Muchimba, 53, is thankful to the Mozambican government for taking her in at a time of greatest need and described the country as a community where one does not feel like a foreigner.
She, however, lives like a Zambian and endeavours to put the country on the world map.
Muchimba is married to a Belgian, Steve Dils, and they have three children named Olivier, Yuma and Chipo.
She now considers herself as an international gender specialist. Muchimba, who has worked for the United Nations system, shares her passion for rural and gender development.
She was also instrumental in the peace transition process and post-war reconstruction of Mozambique.
She also worked ‘hand in glove’ with Mrs Machel, whom she considers as her mother, to help develop communities after the floods in 2000.
And Muchimba remembers her father, who grew up as an orphan early in his life, as a patriot and kind person who served the country with dedication.
The death of Samora Machel remains close to Zambia’s heart as Mozambique because the Mozambican President’s last point of departure on the ill-fated Tupolev was Mbala at the Zambia Air Force base airport, which has since been named in his honour.

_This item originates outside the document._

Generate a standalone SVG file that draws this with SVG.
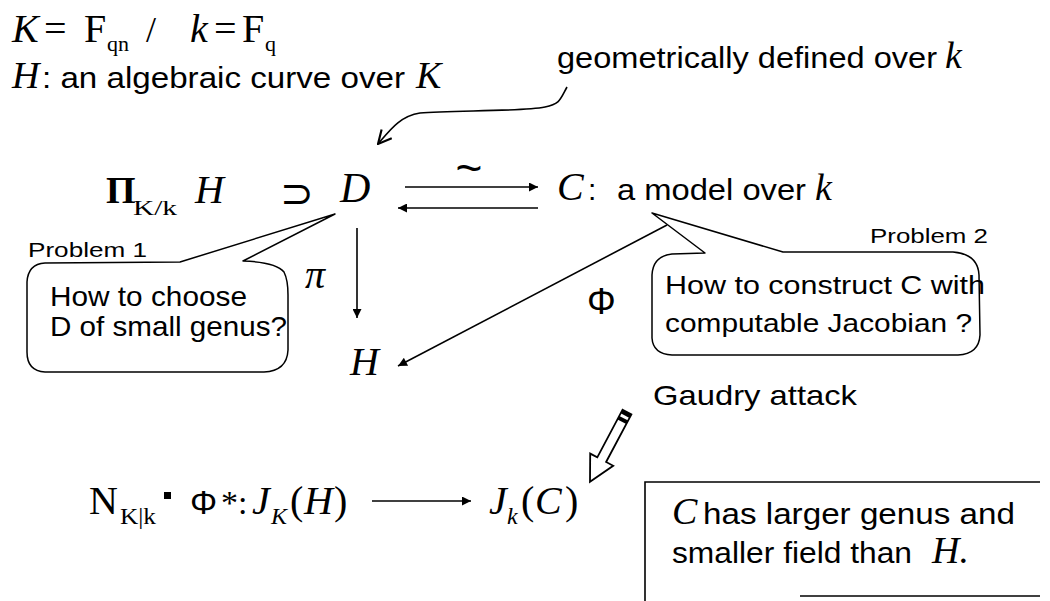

Little wonder why the then vibrant Shalawambe Band composed a number in his honour and memory titled ‘Samora Machel Ayaa’.
As for the presidential Tupolev aircraft, mystery still surrounds what may have led to its crash with one team of air crash investigators into the fatal incident concluding that a decoy beacon had caused the plane to stray off-balance before it tragically crashed into the mountains near Mbuzini.
There were also widespread suspicions that the apartheid government was responsible for the death of Mr Machel, an opponent of South Africa’s white rulers.
The South African government at the time blamed the disaster on the plane’s Soviet crew, saying it ignored safety procedures.